Hierarchy: Country (USA) > Disease > State

Unique observation:
Contrary to what one might expect, the total number of disease cases doesn’t appear to be correlated with the number of occurrences per 100.000 people. This might be worth a further investigation as I have yet to find the explanation.

Data preparation: States with less than 500 cases of a certain disease have been excluded to preserve the clarity of the visualisation.

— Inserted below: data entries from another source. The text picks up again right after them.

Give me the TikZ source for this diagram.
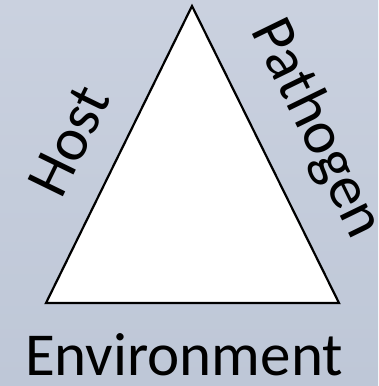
\documentclass[tikz,border=0pt]{standalone}
\usepackage{fontspec}
\setmainfont{Carlito}
\usepackage{xcolor}
\usepackage{tikz}

\definecolor{bgtop}{RGB}{202,209,223}
\definecolor{bgbottom}{RGB}{190,199,215}

\begin{document}
\begin{tikzpicture}[x=1pt,y=-1pt]
    % Here is the background
    \shade[top color=bgtop,bottom color=bgbottom] (0,0) rectangle (378,386);
    \useasboundingbox (0,0) rectangle (378,386);

    % the triangle corners
    \coordinate (apex) at (192,6);
    \coordinate (left) at (46,303);
    \coordinate (right) at (339,303);
    \draw[line width=2.2pt,fill=white,line join=miter] (apex) -- (left) -- (right) -- cycle;

    % using node for text
    \node[rotate=64,font=\fontsize{61}{64}\selectfont,inner sep=0pt] (host) at (69,141) {Host};
    \node[rotate=-64,font=\fontsize{61}{64}\selectfont,inner sep=0pt] (pathogen) at (316,129) {Pathogen};
    \node[anchor=base,font=\fontsize{61}{64}\selectfont,inner sep=0pt] (environment) at (184,375) {Environment};
\end{tikzpicture}
\end{document}
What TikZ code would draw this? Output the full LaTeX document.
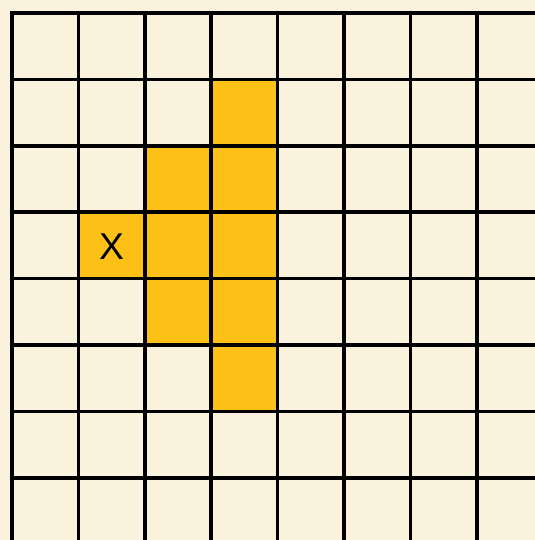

Algorithm: Squarified treemap algorithm

Resources used:
D. M. Bruls, C. Huizing, J. J. van Wijk, "Squarified treemaps.", In Joint Eurographics and IEEE TCVG Symposium on Visualiz
ation
, pp. 33-42, 1999.
https://datavizcatalogue.com/methods/treemap.html

Questions:
Is the hierarchy of my treemap correct?
How should I deal with the nodes too small to include a label on them?
Is filtering out the small part of the dataset as I did, in this case, a good approach? (Filtered out stated with less then 100 cases of a given disease)


#2

Hello klosowski,

The hierarchy looks correct to me.The way you’ve approached the matter of dealing with small leaf size can be a good and a bad thing depending on the data you’re using.
In some cases filtering out parts of data can lead to misleading results and distorted representations.
In your case it doesn’t appear to have a negative effect on the visualisation and I can imagine, it improved the clarity of the image a lot.
Sometimes it will not be possible to label every leaf and that’s ok, it’s how treemaps work when converted to static image and it’s why they’re better as an interactive visualisation. When you’re modifying the data for the purpose of visualising it, remember to always mention the alterations you’ve made.